Yahya Kemal’in, “Dün sana tepeden baktım Aziz İstanbul” dediği misali; ben de dün sana teleferikten baktım Aziz Alanya…

… …

Bakmaz olaydım.

Baksam da (bu coğrafyanın vurdumduymaz insanları gibi) görmez olaydım.

Görsem de kafaya takmaz olaydım.

Ama gördüm…

Amerikalı konuğum da gördü.

Aşağıdan pek ayırdına varılmayan beton tarlalarını, yukarıdan kuşbakışı gördük.

Yeşilin nasıl yok edildiğini, daha doğrusu yeşilin nasıl beton tarlalarına dönüştürüldüğünün bir kez daha ayırdına vardık.

Alanya’yı ilk kez gören Amerikalı konuğum, baktı, baktı; “Alanya bir zamanlar çok güzelmiş…” dedi.

Yanıt veremedim.

Ezildim, üzüldüm, kahroldum.

* * *

Bu coğrafyada yaşamayı hak etmiyoruz biz.
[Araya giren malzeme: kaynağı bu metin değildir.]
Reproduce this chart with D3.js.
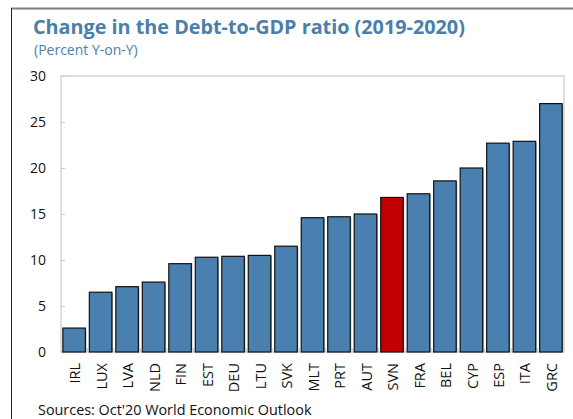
<!DOCTYPE html>
<meta charset="utf-8">
<script src="https://d3js.org/d3.v7.min.js"></script>
<style>
  body { margin: 0; background: #fff; }
  text { font-family: "Open Sans", "Noto Sans", sans-serif; }
</style>
<div id="chart"></div>
<script>
    // data
    const countries = ["IRL", "LUX", "LVA", "NLD", "FIN", "EST", "DEU", "LTU", "SVK", "MLT",
                       "PRT", "AUT", "SVN", "FRA", "BEL", "CYP", "ESP", "ITA", "GRC"];
    const debtChange = [2.6, 6.5, 7.1, 7.6, 9.6, 10.3, 10.4, 10.5, 11.5, 14.6,
                        14.7, 15.0, 16.8, 17.2, 18.6, 20.0, 22.7, 22.9, 27.0];
    const yTicks = [0, 5, 10, 15, 20, 25, 30];
    const highlight = "SVN";

    const W = 573, H = 419;
    const plot = {left: 61, right: 564, top: 76, bottom: 352};

    const svg = d3.select("#chart")
        .append("svg")
        .attr("width", W)
        .attr("height", H);

    // outer frame (top and left only)
    svg.append("line")
        .attr("x1", 11).attr("x2", W).attr("y1", 8.5).attr("y2", 8.5)
        .attr("stroke", "#7f7f7f").attr("stroke-width", 2);
    svg.append("line")
        .attr("x1", 11.5).attr("x2", 11.5).attr("y1", 8).attr("y2", H)
        .attr("stroke", "#222").attr("stroke-width", 1);

    // titles
    svg.append("text")
        .attr("x", 33).attr("y", 34)
        .attr("fill", "#4a7eab")
        .style("font-size", "19.8px").style("font-weight", "bold")
        .text("Change in the Debt-to-GDP ratio (2019-2020)");
    svg.append("text")
        .attr("x", 34).attr("y", 55)
        .attr("fill", "#4a7eab")
        .style("font-size", "14px")
        .text("(Percent Y-on-Y)");

    const data = countries.map((c, i) => ({country: c, value: debtChange[i]}));

    const x = d3.scaleBand()
        .domain(countries)
        .range([plot.left, plot.right])
        .paddingInner(0.15)
        .paddingOuter(0.07);

    const y = d3.scaleLinear()
        .domain([0, 30])
        .range([plot.bottom, plot.top]);

    // plot box
    svg.append("rect")
        .attr("x", plot.left).attr("y", plot.top)
        .attr("width", plot.right - plot.left).attr("height", plot.bottom - plot.top)
        .attr("fill", "none").attr("stroke", "#c8c8c8").attr("stroke-width", 1.2);

    // y axis
    const yAxis = svg.append("g")
        .attr("transform", `translate(${plot.left},0)`)
        .call(d3.axisRight(y).tickValues(yTicks).tickSize(4).tickFormat(""));
    yAxis.select(".domain").remove();
    yAxis.selectAll("line").attr("stroke", "#c8c8c8");

    svg.append("g").selectAll("text")
        .data(yTicks)
        .join("text")
        .attr("x", 46)
        .attr("y", d => y(d))
        .attr("dy", "0.35em")
        .attr("text-anchor", "end")
        .style("font-size", "14px")
        .attr("fill", "#111")
        .text(d => d);

    // x ticks between bands
    const step = x.step();
    svg.append("g").selectAll("line")
        .data(countries.slice(1))
        .join("line")
        .attr("x1", d => x(d) - step * x.paddingInner() / 2)
        .attr("x2", d => x(d) - step * x.paddingInner() / 2)
        .attr("y1", plot.bottom).attr("y2", plot.bottom - 4)
        .attr("stroke", "#c8c8c8");

    // bar shadows
    svg.append("g").selectAll("rect")
        .data(data)
        .join("rect")
        .attr("x", d => x(d.country) + 1)
        .attr("y", d => y(d.value) + 1)
        .attr("width", x.bandwidth())
        .attr("height", d => y(0) - y(d.value) - 1)
        .attr("fill", "#9a9a9a");

    // bars
    svg.append("g").selectAll("rect")
        .data(data)
        .join("rect")
        .attr("x", d => x(d.country))
        .attr("y", d => y(d.value))
        .attr("width", x.bandwidth())
        .attr("height", d => y(0) - y(d.value))
        .attr("fill", d => d.country === highlight ? "#c00000" : "#4a80b0")
        .attr("stroke", "#111")
        .attr("stroke-width", 1.2);

    // x labels
    svg.append("g").selectAll("text")
        .data(countries)
        .join("text")
        .attr("transform", d => `translate(${x(d) + x.bandwidth() / 2 + 1},${plot.bottom + 11}) rotate(-90)`)
        .attr("dy", "0.35em")
        .attr("text-anchor", "end")
        .style("font-size", "14.5px")
        .attr("fill", "#111")
        .text(d => d);

    svg.append("text")
        .attr("x", 38).attr("y", 415)
        .style("font-size", "14.4px")
        .attr("fill", "#111")
        .text("Sources: Oct'20 World Economic Outlook");
</script>
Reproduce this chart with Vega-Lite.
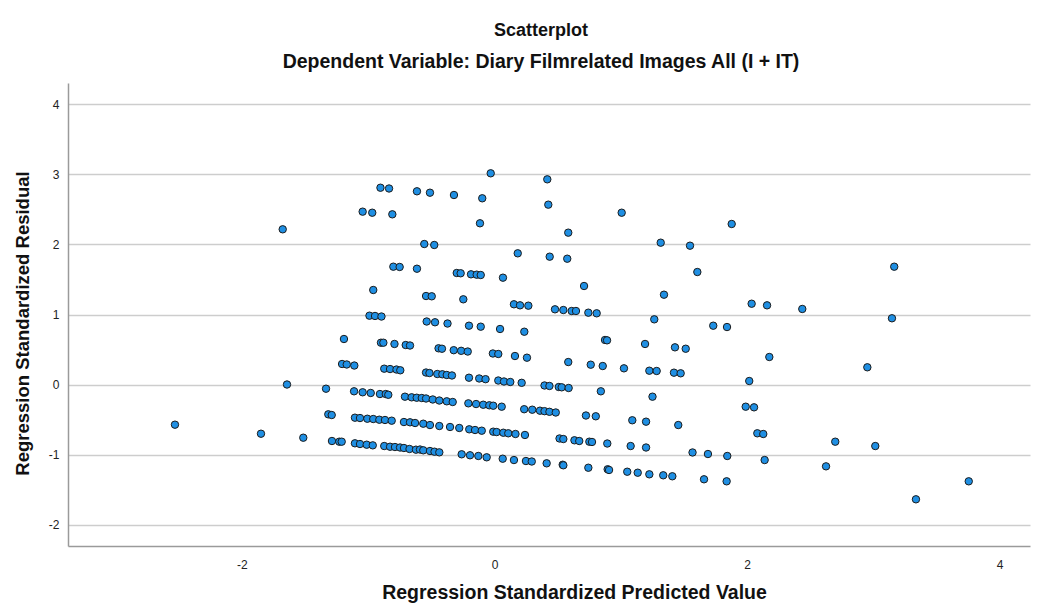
{
  "$schema": "https://vega.github.io/schema/vega-lite/v6.json",
  "width": 962,
  "height": 463,
  "autosize": "none",
  "padding": {"left": 68, "top": 83, "right": 7, "bottom": 66},
  "background": "white",
  "config": {"view": {"stroke": null}, "font": "Liberation Sans"},
  "title": {
    "text": "Scatterplot",
    "subtitle": "Dependent Variable: Diary Filmrelated Images All (I + IT)",
    "anchor": "middle",
    "fontSize": 18,
    "fontWeight": "bold",
    "color": "#111111",
    "subtitleFontSize": 19.5,
    "subtitleFontWeight": "bold",
    "subtitleColor": "#111111",
    "subtitlePadding": 13,
    "offset": 12,
    "dx": -8
  },
  "data": {"values": [
    {"x": -0.030, "y": 3.017}, {"x": -0.903, "y": 2.811}, {"x": -0.835, "y": 2.800}, {"x": -0.614, "y": 2.760},
    {"x": -0.511, "y": 2.740}, {"x": -0.321, "y": 2.707}, {"x": -0.097, "y": 2.660}, {"x": 0.418, "y": 2.931},
    {"x": -1.044, "y": 2.469}, {"x": -0.968, "y": 2.454}, {"x": -0.809, "y": 2.431}, {"x": -0.115, "y": 2.303},
    {"x": -1.677, "y": 2.217}, {"x": 0.426, "y": 2.569}, {"x": 1.007, "y": 2.454}, {"x": 0.584, "y": 2.169},
    {"x": 1.878, "y": 2.293}, {"x": -0.556, "y": 2.007}, {"x": -0.477, "y": 1.993}, {"x": 1.316, "y": 2.026},
    {"x": 1.548, "y": 1.983}, {"x": 0.184, "y": 1.874}, {"x": 0.437, "y": 1.826}, {"x": 0.576, "y": 1.797},
    {"x": -0.801, "y": 1.683}, {"x": -0.751, "y": 1.679}, {"x": -0.614, "y": 1.654}, {"x": -0.299, "y": 1.593},
    {"x": -0.268, "y": 1.589}, {"x": -0.186, "y": 1.574}, {"x": -0.141, "y": 1.569}, {"x": -0.109, "y": 1.564},
    {"x": 0.067, "y": 1.526}, {"x": 1.606, "y": 1.607}, {"x": 3.165, "y": 1.683}, {"x": -0.960, "y": 1.350},
    {"x": -0.542, "y": 1.264}, {"x": -0.497, "y": 1.260}, {"x": -0.247, "y": 1.217}, {"x": 0.709, "y": 1.407},
    {"x": 1.342, "y": 1.283}, {"x": 2.036, "y": 1.154}, {"x": 2.158, "y": 1.131}, {"x": 2.437, "y": 1.079},
    {"x": 0.154, "y": 1.146}, {"x": 0.202, "y": 1.131}, {"x": 0.268, "y": 1.126}, {"x": 0.479, "y": 1.074},
    {"x": 0.545, "y": 1.064}, {"x": 0.611, "y": 1.050}, {"x": 0.645, "y": 1.050}, {"x": 0.743, "y": 1.026},
    {"x": 0.809, "y": 1.017}, {"x": -0.990, "y": 0.983}, {"x": -0.946, "y": 0.979}, {"x": -0.895, "y": 0.971},
    {"x": -0.537, "y": 0.900}, {"x": -0.471, "y": 0.889}, {"x": -0.372, "y": 0.871}, {"x": -0.202, "y": 0.840},
    {"x": -0.109, "y": 0.826}, {"x": 0.044, "y": 0.793}, {"x": 0.236, "y": 0.754}, {"x": 1.265, "y": 0.931},
    {"x": 1.732, "y": 0.840}, {"x": 1.841, "y": 0.821}, {"x": 3.147, "y": 0.946}, {"x": -1.192, "y": 0.650},
    {"x": -0.899, "y": 0.597}, {"x": -0.880, "y": 0.597}, {"x": -0.792, "y": 0.579}, {"x": -0.703, "y": 0.564},
    {"x": -0.669, "y": 0.557}, {"x": -0.443, "y": 0.517}, {"x": -0.416, "y": 0.511}, {"x": -0.323, "y": 0.490},
    {"x": -0.264, "y": 0.481}, {"x": -0.212, "y": 0.471}, {"x": -0.013, "y": 0.443}, {"x": 0.030, "y": 0.436},
    {"x": 0.162, "y": 0.407}, {"x": 0.257, "y": 0.383}, {"x": 0.875, "y": 0.636}, {"x": 0.891, "y": 0.631},
    {"x": 1.192, "y": 0.579}, {"x": 1.429, "y": 0.531}, {"x": 1.514, "y": 0.511}, {"x": 2.176, "y": 0.393},
    {"x": 2.952, "y": 0.246}, {"x": -1.207, "y": 0.293}, {"x": -1.170, "y": 0.286}, {"x": -1.110, "y": 0.271},
    {"x": -0.873, "y": 0.226}, {"x": -0.827, "y": 0.221}, {"x": -0.776, "y": 0.214}, {"x": -0.746, "y": 0.203},
    {"x": 0.584, "y": 0.321}, {"x": 0.762, "y": 0.283}, {"x": 0.857, "y": 0.264}, {"x": 1.025, "y": 0.231},
    {"x": 1.226, "y": 0.197}, {"x": 1.284, "y": 0.193}, {"x": 1.421, "y": 0.169}, {"x": 1.474, "y": 0.160},
    {"x": -0.542, "y": 0.171}, {"x": -0.515, "y": 0.164}, {"x": -0.453, "y": 0.150}, {"x": -0.413, "y": 0.146},
    {"x": -0.378, "y": 0.136}, {"x": -0.337, "y": 0.129}, {"x": -0.202, "y": 0.097}, {"x": -0.121, "y": 0.086},
    {"x": -0.071, "y": 0.076}, {"x": 0.030, "y": 0.057}, {"x": 0.075, "y": 0.043}, {"x": 0.125, "y": 0.036},
    {"x": 0.215, "y": 0.024}, {"x": -1.643, "y": 0.000}, {"x": -1.334, "y": -0.060}, {"x": 0.396, "y": -0.014},
    {"x": 0.435, "y": -0.021}, {"x": 0.509, "y": -0.036}, {"x": 0.532, "y": -0.040}, {"x": 0.587, "y": -0.050},
    {"x": 0.842, "y": -0.097}, {"x": 1.251, "y": -0.174}, {"x": 2.017, "y": 0.050}, {"x": -1.112, "y": -0.097},
    {"x": -1.044, "y": -0.111}, {"x": -0.980, "y": -0.121}, {"x": -0.907, "y": -0.136}, {"x": -0.861, "y": -0.136},
    {"x": -0.841, "y": -0.147}, {"x": -0.709, "y": -0.174}, {"x": -0.656, "y": -0.183}, {"x": -0.616, "y": -0.189},
    {"x": -0.576, "y": -0.193}, {"x": -0.542, "y": -0.200}, {"x": -0.489, "y": -0.214}, {"x": -0.437, "y": -0.229},
    {"x": -0.378, "y": -0.240}, {"x": -0.331, "y": -0.250}, {"x": -0.207, "y": -0.269}, {"x": -0.146, "y": -0.279},
    {"x": -0.089, "y": -0.289}, {"x": -0.041, "y": -0.297}, {"x": -0.010, "y": -0.303}, {"x": 0.057, "y": -0.317},
    {"x": 0.235, "y": -0.353}, {"x": 0.299, "y": -0.360}, {"x": 0.360, "y": -0.374}, {"x": 0.396, "y": -0.381},
    {"x": 0.435, "y": -0.390}, {"x": 0.485, "y": -0.400}, {"x": 0.724, "y": -0.443}, {"x": 0.802, "y": -0.454},
    {"x": 1.091, "y": -0.511}, {"x": 1.200, "y": -0.531}, {"x": 1.455, "y": -0.579}, {"x": 1.989, "y": -0.317},
    {"x": 2.055, "y": -0.326}, {"x": -1.316, "y": -0.426}, {"x": -1.289, "y": -0.436}, {"x": -1.105, "y": -0.474},
    {"x": -1.065, "y": -0.479}, {"x": -1.007, "y": -0.489}, {"x": -0.960, "y": -0.493}, {"x": -0.912, "y": -0.503},
    {"x": -0.867, "y": -0.507}, {"x": -0.814, "y": -0.517}, {"x": -0.717, "y": -0.536}, {"x": -0.669, "y": -0.540},
    {"x": -0.629, "y": -0.550}, {"x": -0.564, "y": -0.560}, {"x": -0.511, "y": -0.579}, {"x": -0.437, "y": -0.593},
    {"x": -0.352, "y": -0.607}, {"x": -0.279, "y": -0.621}, {"x": -0.200, "y": -0.640}, {"x": -0.154, "y": -0.650},
    {"x": -0.101, "y": -0.660}, {"x": -0.010, "y": -0.674}, {"x": 0.017, "y": -0.679}, {"x": 0.070, "y": -0.689},
    {"x": 0.109, "y": -0.697}, {"x": 0.166, "y": -0.707}, {"x": 0.241, "y": -0.721}, {"x": 0.515, "y": -0.771},
    {"x": 0.545, "y": -0.779}, {"x": 0.633, "y": -0.797}, {"x": 0.671, "y": -0.807}, {"x": 0.751, "y": -0.817},
    {"x": 0.772, "y": -0.821}, {"x": 0.893, "y": -0.843}, {"x": 1.078, "y": -0.879}, {"x": 1.200, "y": -0.900},
    {"x": 1.568, "y": -0.971}, {"x": 1.690, "y": -0.993}, {"x": 1.843, "y": -1.021}, {"x": 2.081, "y": -0.697},
    {"x": 2.128, "y": -0.707}, {"x": 2.698, "y": -0.817}, {"x": 3.015, "y": -0.879}, {"x": -2.530, "y": -0.574},
    {"x": -1.849, "y": -0.703}, {"x": -1.514, "y": -0.760}, {"x": -1.287, "y": -0.807}, {"x": -1.229, "y": -0.817},
    {"x": -1.210, "y": -0.817}, {"x": -1.105, "y": -0.840}, {"x": -1.065, "y": -0.850}, {"x": -1.012, "y": -0.860},
    {"x": -0.964, "y": -0.869}, {"x": -0.873, "y": -0.879}, {"x": -0.827, "y": -0.889}, {"x": -0.788, "y": -0.893},
    {"x": -0.748, "y": -0.900}, {"x": -0.717, "y": -0.907}, {"x": -0.673, "y": -0.921}, {"x": -0.622, "y": -0.931},
    {"x": -0.590, "y": -0.929}, {"x": -0.564, "y": -0.940}, {"x": -0.511, "y": -0.950}, {"x": -0.475, "y": -0.960},
    {"x": -0.437, "y": -0.969}, {"x": -0.260, "y": -0.997}, {"x": -0.194, "y": -1.011}, {"x": -0.128, "y": -1.021},
    {"x": -0.062, "y": -1.040}, {"x": 0.065, "y": -1.060}, {"x": 0.154, "y": -1.079}, {"x": 0.249, "y": -1.093},
    {"x": 0.295, "y": -1.100}, {"x": 0.413, "y": -1.126}, {"x": 0.540, "y": -1.146}, {"x": 0.545, "y": -1.154},
    {"x": 0.743, "y": -1.189}, {"x": 0.896, "y": -1.211}, {"x": 0.907, "y": -1.221}, {"x": 1.051, "y": -1.246},
    {"x": 1.134, "y": -1.260}, {"x": 1.226, "y": -1.283}, {"x": 1.336, "y": -1.297}, {"x": 1.408, "y": -1.311},
    {"x": 1.659, "y": -1.354}, {"x": 1.838, "y": -1.383}, {"x": 2.139, "y": -1.079}, {"x": 2.625, "y": -1.169},
    {"x": 3.755, "y": -1.383}, {"x": 3.337, "y": -1.640}
  ]},
  "mark": {"type": "point", "shape": "circle", "filled": true, "size": 55, "fill": "#1f8fe3", "fillOpacity": 1, "stroke": "#1c1c1c", "strokeWidth": 1, "opacity": 1},
  "encoding": {
    "x": {
      "field": "x", "type": "quantitative",
      "scale": {"domain": [-3.377, 4.24], "nice": false, "zero": false},
      "axis": {
        "values": [-2, 0, 2, 4], "grid": false, "ticks": false,
        "labelExpr": "'' + datum.value",
        "domain": true, "domainColor": "#9a9a9a", "domainWidth": 1.5,
        "labelFontSize": 12, "labelColor": "#222222", "labelPadding": 13, "labelFont": "Liberation Sans",
        "title": "Regression Standardized Predicted Value",
        "titleFontSize": 19.5, "titleFontWeight": "bold", "titleColor": "#111111", "titlePadding": 13, "titleFont": "Liberation Sans",
        "titleX": 506
      }
    },
    "y": {
      "field": "y", "type": "quantitative",
      "scale": {"domain": [-2.307, 4.307], "nice": false, "zero": false},
      "axis": {
        "values": [-2, -1, 0, 1, 2, 3, 4], "grid": true, "gridColor": "#cdcdcd", "gridWidth": 1.5, "ticks": false,
        "labelExpr": "'' + datum.value",
        "domain": true, "domainColor": "#9a9a9a", "domainWidth": 1.5,
        "labelFontSize": 12, "labelColor": "#222222", "labelPadding": 9, "labelFont": "Liberation Sans",
        "title": "Regression Standardized Residual",
        "titleFontSize": 18.5, "titleFontWeight": "bold", "titleColor": "#111111", "titlePadding": 16, "titleFont": "Liberation Sans",
        "titleY": 240
      }
    }
  }
}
Neden, niye bilmiyorum ama yeşile karşı alerjimiz var bizim.

Yeşil düşmanı, ağaç düşmanıyız.

İçimizden hasbelkader çıkan tek tük “yeşil sever, ağaç sever” insan var; onların varlığı da ağaçlarımızı korumaya yetmiyor.

Saray(lar) yapmak için, havaalanı yapmak için, sözde öğrenci yurdu yapmak için, olmadı beton dökmek için elimizde kalan son ağaçları da fütursuzca kesiyor, yok ediyoruz.

… …

Dün televizyonlarda izlediniz mi bilmiyorum; Alanya’nın yetiştirdiği eşsiz insanlardan biri olan Rahmetli Ahmet Tokuş’un çok büyük emekleriyle oluşturulan, Ortadoğu Teknik Üniversitesi Ormanında, ağaçlar kesilirken feryat figan ağlayan genç kızımızı…

Böyle bir nesil, böyle bir kültür kurtarır anca bu coğrafyanın ağacını…

Ama böyle bir nesil de yetiştiremiyoruz.

* * *

“Bu coğrafyada yaşamayı hak etmiyoruz” dedik, bunu bana söyleten duyguyu açmak isterim.

Anadolu’yu karış karış gezen Ünlü Seyyah Evliya Çelebi, ünlü Seyahatnamesinde anlatır.

“…Bu coğrafya, bir sincabın, hiç yere inmeden, daldan dala atlayarak, Van’dan Edirne’ye kadar gidebileceği sıklıkta ormanları olan bir coğrafyadır.”

Çok değil 360 yıl önce yazmış, Evliya Çelebi bu kitabı.

Ne oldu bu coğrafyanın ormanlarına.

Katlettik.

Biz katlettik o ormanları.

Katletmeye de devam ediyoruz.

Çünkü diplomalımızla, diplomasızımızla yeşil düşmanı, ağaç düşmanı bir nesiliz.

Bırakın ağaç dikmeyi, var olan ağaçları nasıl ‘yok ederiz’in peşindeyiz.

İşte Ortadoğu Teknik Üniversitesi Ormanları’nın ağaçlar kesilmeden ve kesildikten sonrası hali.

Yahu bu nasıl mantık, bu nasıl zihniyet?

Ağaç kesmeden yapamaz mısınız bu binaları(!)?

Uygar devletler tek bir ağaç kesmeden; ne yollar, ne viyadükler, ne binalar yapıyorlar. Bunları hiç mi görmüyor, hiç mi ders almıyorsunuz bunlardan?

… …

Bu görüntülere sebep olan zihniyet (sözde) diplomalı bir zihniyet, bir rektör, sözde bir bilim adamı.

Diplomanız batsın, rektörlüğünüz de, bilim adamlığınız da.

Bu coğrafyanın en büyük talihsizliği, bu coğrafyanın dört bir yanına bu zihniyetin egemen olması.

Alanya Teleferiğinde bunu gördüm, bunu yaşadım.

Atalarımızdan devir aldığımız kısmi yeşilliği de yok ediyor, torunlarımıza büyük bir çöl bırakıyoruz.

Bu coğrafyada yaşamayı hak etmiyoruz biz.